Parakeet mobs, octopus moves, and other curious phenomena
As cities contend with flocks of invasive species, scientists learn from octopuses’ limber limbs and develop ethereally lightweight solar cells.
It seems incongruous: fluorescent-green tropical birds totally at home in a park in Hesse, Germany (pictured, above). Are they fugitives from a tearoom or a pirate ship? No—just opportunistic avians that escaped or were released into the wild and quickly multiplied.

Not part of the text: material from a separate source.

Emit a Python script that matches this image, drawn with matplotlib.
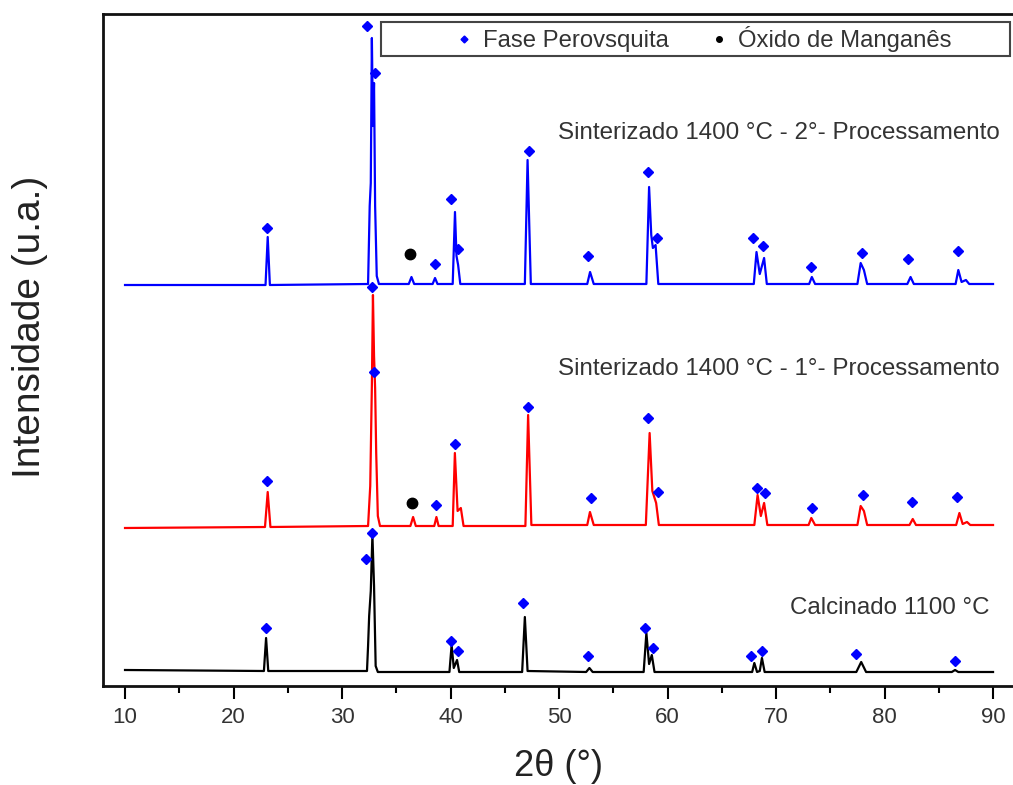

Rose-ringed parakeets, native to South Asia, were sold as pets until trade in wild birds was banned in the U.S. and Europe. Now they and monk parakeets have gone from pet to pest in Hawaii, California, and Florida, as well as in Europe (where rose-ringed parakeets number more than 85,000) and the Middle East. “They are very lousy pets, to be honest,” says Assaf Shwartz, a conservation biologist in Haifa, Israel. “They’re noisy; they bite. Owners get tired after a while.” They destroy crops, menace native birds, and are displacing a threatened bat species in Spain. Monk parakeets’ bulky nests on utility lines have caused power outages.
Eradication campaigns in the Canary Islands and the Seychelles have paired the trapping and shooting of invasives with advocacy in communities to promote native bird species. Still, any effort to thin the parakeet population can be controversial. After all, says British biodiversity conservationist Jim Groombridge, “people love parrots.”